Training: Why It Has To Be At The Top Of Your People Agenda
If you ever wonder why your organization should invest time and money in training, then these 7 reasons should convince you. 1. Integration. Integrating people into the organization was the original purpose of training. You trained employees so that they could continue the systems, purpose, and procedures of the organization. Take the Roman Empire, for instance.
“The Roman Empire grew so large and survived so long because there was no car, no radio, no papers, and no phone. You appointed your governor to run a province, fully trained him at headquarters before he went, and then sent him off to run it.” (Antony Jay). In many big organizations, integration is still the number one reason for training people. 2.
Beating the Competition. Today, just knowing how the organization functions isn’t enough to ensure its survival and that of the people in it. When faced by intense competition, employees who are well-informed, well-skilled, and highly committed become the chief reason for an organization’s success. As former head of General Motors, Jack Welch, said, “An organisation’s ability to learn, and to translate that learning into action rapidly, is the ultimate competitive advantage.” 3. Developing Assets. It is only in the last few decades that people have woken up to the fact that their employees are their most valuable asset. When that asset is developed, it becomes more valuable to the organization as well as the employees. A study by Robert Zemsky and Susan Sharman of the University of Pennsylvania found that a 10% increase in training spend resulted in an 8.5% increase in productivity.
A similar increase in capital expenditure resulted in only a 3.8% increase in productivity. In other words, training pays. 4. Performance. It is strange that, while we would never accept that a top-class athlete, doctor or circus performer could ever achieve high standards without training, we so often ignore training in the workplace. We argue that we don’t have time to train, or the means to do it, or that nothing changes afterwards. But, if it can work in every other profession, why not in the workplace? After all, would you want to be operated on by an untrained surgeon? 5. Change. The rapid changes of recent years have transformed the way we view training at work.
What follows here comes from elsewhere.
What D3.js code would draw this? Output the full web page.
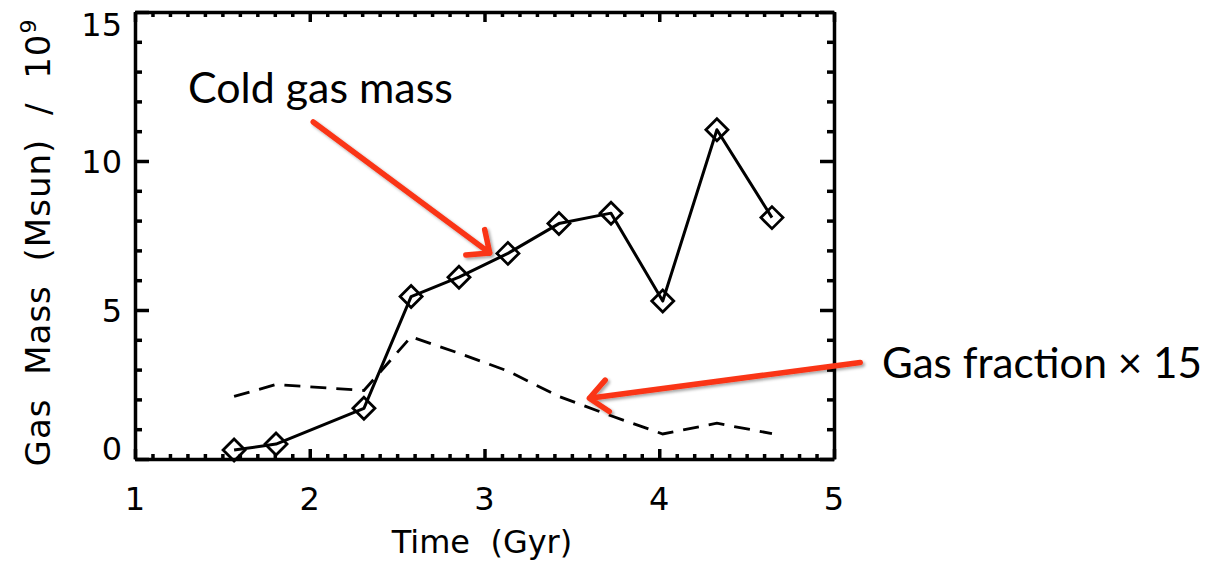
<!DOCTYPE html>
<html>
<head>
<meta charset="utf-8">
<script src="https://cdn.jsdelivr.net/npm/d3@7"></script>
<style>
  body { margin: 0; background: #fff; }
  text { white-space: pre; }
</style>
</head>
<body>
<svg id="chart" width="1218" height="567"></svg>
<script>
// Data
const time = [1.567, 1.807, 2.31, 2.58, 2.854, 3.134, 3.426, 3.724, 4.02, 4.33, 4.645];
const coldGasMass = [0.3, 0.5, 1.7, 5.45, 6.1, 6.9, 7.9, 8.25, 5.3, 11.05, 8.1];
const gasFraction15 = [2.1, 2.5, 2.3, 4.1, 3.55, 2.95, 2.1, 1.45, 0.84, 1.2, 0.85];

const xMajor = [1, 2, 3, 4, 5];
const yMajor = [0, 5, 10, 15];
const xMinor = d3.range(1, 5.001, 0.1).filter(v => Math.abs(v - Math.round(v)) > 1e-6);
const yMinor = d3.range(0, 15.001, 1).filter(v => v % 5 !== 0);

// annotation arrows, in data units: [tail, tip]
const arrows = [
    [[2.02, 11.31], [3.03, 6.91]],
    [[5.15, 3.24], [3.60, 2.04]]
];

const svg = d3.select("#chart");
const x = d3.scaleLinear().domain([1, 5]).range([135, 834]);
const y = d3.scaleLinear().domain([0, 15]).range([459, 12]);
const axisFont = "DejaVu Sans";

// shadow for red arrows
const defs = svg.append("defs");
defs.append("filter").attr("id", "shadow")
    .attr("x", "-20%").attr("y", "-20%").attr("width", "140%").attr("height", "140%")
    .append("feDropShadow")
    .attr("dx", 2).attr("dy", 2).attr("stdDeviation", 1.5)
    .attr("flood-color", "#000").attr("flood-opacity", 0.35);

// axes box with IDL style ticks
function drawAxis(axisFn, scale, major, minor, transform, majLen, minLen) {
    const g = svg.append("g").attr("transform", transform);
    g.call(axisFn(scale).tickValues(major).tickSize(-majLen).tickSizeOuter(0).tickFormat(""));
    g.append("g").call(axisFn(scale).tickValues(minor).tickSize(-minLen).tickSizeOuter(0).tickFormat(""))
        .select(".domain").remove();
    g.selectAll("line").attr("stroke", "#000").attr("stroke-width", 3.5);
    g.select(".domain").attr("stroke", "#000").attr("stroke-width", 3.5);
}
drawAxis(d3.axisBottom, x, xMajor, xMinor, `translate(0,${y(0)})`, 10, 5);
drawAxis(d3.axisTop, x, xMajor, xMinor, `translate(0,${y(15)})`, 10, 5);
drawAxis(d3.axisLeft, y, yMajor, yMinor, `translate(${x(1)},0)`, 14, 7);
drawAxis(d3.axisRight, y, yMajor, yMinor, `translate(${x(5)},0)`, 14, 7);

// tick labels
svg.append("g").selectAll("text").data(xMajor).join("text")
    .attr("x", d => x(d)).attr("y", 498).attr("dy", "0.36em")
    .attr("text-anchor", "middle")
    .style("font-family", axisFont).style("font-size", "32px")
    .text(d => d);

svg.append("g").selectAll("text").data(yMajor).join("text")
    .attr("x", 122).attr("y", d => Math.min(448, Math.max(24, y(d)))).attr("dy", "0.36em")
    .attr("text-anchor", "end")
    .style("font-family", axisFont).style("font-size", "32px")
    .text(d => d);

// axis titles
svg.append("text")
    .attr("x", 482).attr("y", 553)
    .attr("text-anchor", "middle")
    .style("font-family", axisFont).style("font-size", "32px")
    .text("Time  (Gyr)");

const yTitle = svg.append("text")
    .attr("transform", "translate(50,243) rotate(-90)")
    .attr("text-anchor", "middle")
    .attr("textLength", 447).attr("lengthAdjust", "spacing")
    .style("font-family", axisFont).style("font-size", "34px");
yTitle.append("tspan").text("Gas  Mass  (Msun)  /  10");
yTitle.append("tspan").attr("dy", -14).style("font-size", "22px").text("9");

// gas fraction x 15 (dashed)
const line = d3.line().x(d => x(d[0])).y(d => y(d[1]));
svg.append("path")
    .datum(d3.zip(time, gasFraction15))
    .attr("d", line)
    .attr("fill", "none").attr("stroke", "#000")
    .attr("stroke-width", 2.8).attr("stroke-dasharray", "16,10");

// cold gas mass (solid + diamonds)
svg.append("path")
    .datum(d3.zip(time, coldGasMass))
    .attr("d", line)
    .attr("fill", "none").attr("stroke", "#000")
    .attr("stroke-width", 3).attr("stroke-linejoin", "round");

svg.append("g").selectAll("path").data(d3.zip(time, coldGasMass)).join("path")
    .attr("transform", d => `translate(${x(d[0])},${y(d[1])})`)
    .attr("d", "M0,-11L11,0L0,11L-11,0Z")
    .attr("fill", "none").attr("stroke", "#000").attr("stroke-width", 2.8);

// annotation text, fitted to measured widths
function label(str, left, baseline, width) {
    const t = svg.append("text")
        .attr("x", left).attr("y", baseline)
        .style("font-family", "Lato, 'Open Sans', sans-serif").style("font-size", "40px")
        .text(str);
    const w = t.node().getComputedTextLength();
    t.style("font-size", (40 * width / w) + "px");
}
label("Cold gas mass", 188, 103, 265);
label("Gas fraction \u00d7 15", 882, 378, 320);

// red arrows
const red = "#fa3417";
arrows.forEach(([tail, tip]) => {
    const x0 = x(tail[0]), y0 = y(tail[1]), x1 = x(tip[0]), y1 = y(tip[1]);
    const ang = Math.atan2(y1 - y0, x1 - x0);
    const L = 24, spread = 0.72;
    const w1 = [x1 - L * Math.cos(ang - spread), y1 - L * Math.sin(ang - spread)];
    const w2 = [x1 - L * Math.cos(ang + spread), y1 - L * Math.sin(ang + spread)];
    svg.append("path")
        .attr("d", `M${x0},${y0}L${x1},${y1}M${w1[0]},${w1[1]}L${x1},${y1}L${w2[0]},${w2[1]}`)
        .attr("fill", "none").attr("stroke", red).attr("stroke-width", 5.5)
        .attr("stroke-linecap", "round").attr("stroke-linejoin", "round")
        .attr("filter", "url(#shadow)");
});
</script>
</body>
</html>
Where once it was something given to the unskilled and under-performing by specialist departments, now it is an essential for everyone. "Whereas in former years an organisation could expect reasonable periods of technological stability between waves of change, today in more and more industries, one change rapidly follows another. The purpose of training is to help people develop skills not only for today's technology but for tomorrow's and the day after's. Learning has to be continuous for everyone because organisations face continual change in products, services, processes, markets, competition and technology." ("Training for new technology") 6. Practice. One of the most important aspects of training is that it allows people to get things right for when it really matters. In his book “Global Challenge”, Humphrey Walters describes how his yacht crew prepared for the BT round-the-world race with an intensive period of training. When their yacht hit the Southern Indian Ocean, disaster struck: one of the crew went overboard. The rest of the crew had just 4 minutes to save him.
Their pre-race training meant they knew exactly what to do. Without the training, he would have certainly drowned. 7. Developing Excellence. We are all born with talents and gifts which nobody else quite possesses as we do. Unfortunately, the vast majority of people either live in total ignorance of their potential or fail to develop it. When professional developers discover people’s unique potential, nurture it, build on it, develop it, and release it, they do far more than help those people perform. They create excellence. “Luciano Pavarotti, arguably the greatest tenor in the world, was an average singer in the boys’ choir at school.